§ The exercise
Take every line from the listing below that contains "with".

§ Information shown

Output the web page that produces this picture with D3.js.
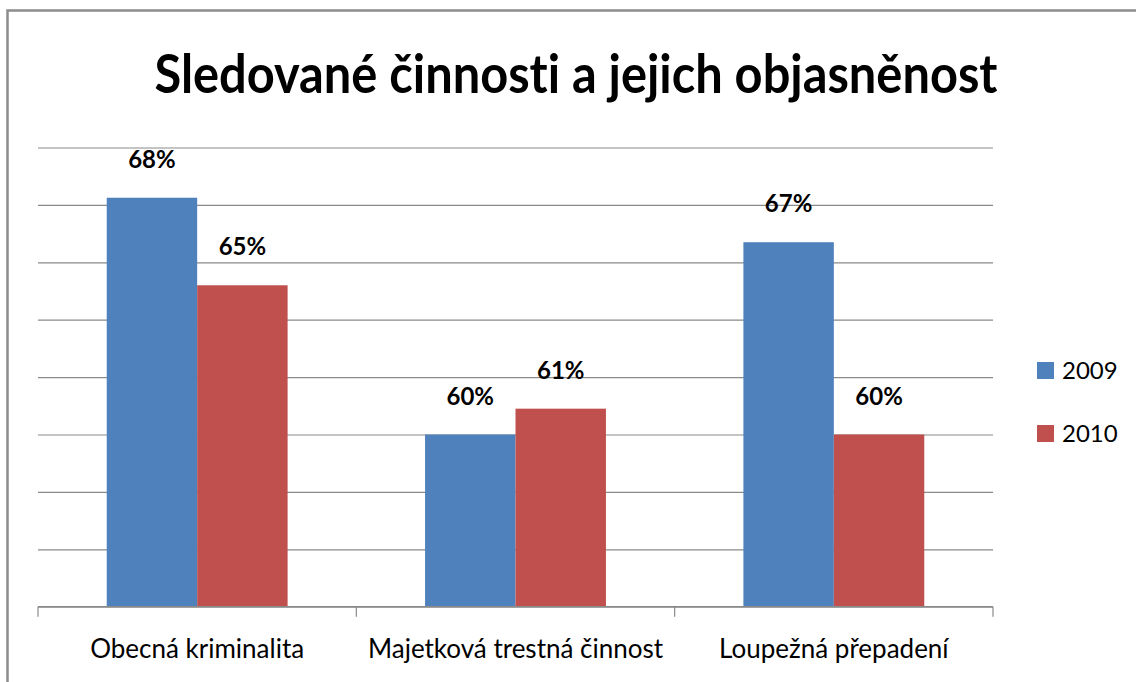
<!DOCTYPE html>
<html>
<head>
<meta charset="utf-8">
<script src="https://cdn.jsdelivr.net/npm/d3@7"></script>
<style>
    body { margin: 0; background: #fff; }
    text { font-family: Lato, "Open Sans", sans-serif; font-variant-ligatures: none; }
</style>
</head>
<body>
<div id="chart"></div>
<script>
const title = "Sledované činnosti a jejich objasněnost";
const categories = ["Obecná kriminalita", "Majetková trestná činnost", "Loupežná přepadení"];
const seriesNames = ["2009", "2010"];
const values2009 = [68.25, 60.0, 66.7];
const values2010 = [65.2, 60.9, 60.0];
const labels2009 = ["68%", "60%", "67%"];
const labels2010 = ["65%", "61%", "60%"];
const yTicks = [54, 56, 58, 60, 62, 64, 66, 68, 70];
const colors = ["#4f81bd", "#c0504d"];

function drawChart() {
    const w = 1136;
    const h = 682;

    const left = 38;
    const right = 993;
    const top = 147.5;
    const bottom = 606.7;

    const svg = d3.select("#chart")
        .append("svg")
        .attr("width", w)
        .attr("height", h);

    // outer frame (only top and left edges are visible)
    svg.append("rect")
        .attr("x", 7.5)
        .attr("y", 10.5)
        .attr("width", w + 20)
        .attr("height", h + 20)
        .attr("fill", "none")
        .attr("stroke", "#8c8c8c")
        .attr("stroke-width", 2.5);

    svg.append("text")
        .attr("x", 576)
        .attr("y", 93)
        .attr("text-anchor", "middle")
        .attr("font-size", 54)
        .attr("font-weight", "bold")
        .attr("textLength", 843)
        .attr("lengthAdjust", "spacingAndGlyphs")
        .attr("fill", "#000")
        .text(title);

    const xScale = d3.scaleBand()
        .domain(categories)
        .range([left, right])
        .paddingInner(0)
        .paddingOuter(0);

    const xSub = d3.scaleBand()
        .domain(seriesNames)
        .range([0, xScale.bandwidth()])
        .paddingInner(0)
        .paddingOuter(0.76);

    const yScale = d3.scaleLinear()
        .domain([54, 70])
        .range([bottom, top]);

    // gridlines
    const yAxis = d3.axisLeft(yScale)
        .tickValues(yTicks)
        .tickSize(-(right - left))
        .tickFormat("");

    const gGrid = svg.append("g")
        .attr("transform", "translate(" + left + ",0)")
        .call(yAxis);
    gGrid.select(".domain").remove();
    gGrid.selectAll("line")
        .attr("stroke", "#8a8a8a")
        .attr("stroke-width", 1.2);

    const data = categories.map(function (c, i) {
        return {
            category: c,
            items: [
                { series: seriesNames[0], value: values2009[i], label: labels2009[i], color: colors[0] },
                { series: seriesNames[1], value: values2010[i], label: labels2010[i], color: colors[1] }
            ]
        };
    });

    const groups = svg.selectAll(".group")
        .data(data)
        .enter()
        .append("g")
        .attr("class", "group")
        .attr("transform", function (d) {
            return "translate(" + xScale(d.category) + ",0)";
        });

    groups.selectAll("rect")
        .data(function (d) { return d.items; })
        .enter()
        .append("rect")
        .attr("x", function (d) { return xSub(d.series); })
        .attr("y", function (d) { return yScale(d.value); })
        .attr("width", xSub.bandwidth())
        .attr("height", function (d) { return bottom - yScale(d.value); })
        .attr("fill", function (d) { return d.color; });

    groups.selectAll(".valueLabel")
        .data(function (d) { return d.items; })
        .enter()
        .append("text")
        .attr("class", "valueLabel")
        .attr("x", function (d) { return xSub(d.series) + xSub.bandwidth() / 2; })
        .attr("y", function (d) { return yScale(d.value) - 30; })
        .attr("text-anchor", "middle")
        .attr("font-size", 24)
        .attr("font-weight", "bold")
        .attr("fill", "#000")
        .text(function (d) { return d.label; });

    // x axis line with ticks at category boundaries
    const xAxis = d3.axisBottom(xScale)
        .tickSize(0)
        .tickPadding(33);

    const gx = svg.append("g")
        .attr("transform", "translate(0," + bottom + ")")
        .call(xAxis);
    gx.select(".domain")
        .attr("stroke", "#8a8a8a")
        .attr("stroke-width", 1.2)
        .attr("d", "M" + left + ",0H" + right);
    gx.selectAll("text")
        .attr("font-size", 26)
        .attr("fill", "#000")
        .attr("font-family", "Lato, sans-serif");

    const boundaries = categories.map(function (c) { return xScale(c); }).concat([right]);
    gx.selectAll(".boundary")
        .data(boundaries)
        .enter()
        .append("line")
        .attr("class", "boundary")
        .attr("x1", function (d) { return d; })
        .attr("x2", function (d) { return d; })
        .attr("y1", 0)
        .attr("y2", 10)
        .attr("stroke", "#8a8a8a")
        .attr("stroke-width", 1.2);

    // legend
    const legend = svg.selectAll(".legend")
        .data(seriesNames)
        .enter()
        .append("g")
        .attr("class", "legend")
        .attr("transform", function (d, i) {
            return "translate(1037," + (362 + i * 63) + ")";
        });

    legend.append("rect")
        .attr("width", 17)
        .attr("height", 17)
        .attr("fill", function (d, i) { return colors[i]; });

    legend.append("text")
        .attr("x", 25)
        .attr("y", 17)
        .attr("font-size", 24)
        .attr("fill", "#000")
        .text(function (d) { return d; });
}

drawChart();
</script>
</body>
</html>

§ Solution to the problem
Output the web page that produces this picture with D3.js.
    // x axis line with ticks at category boundaries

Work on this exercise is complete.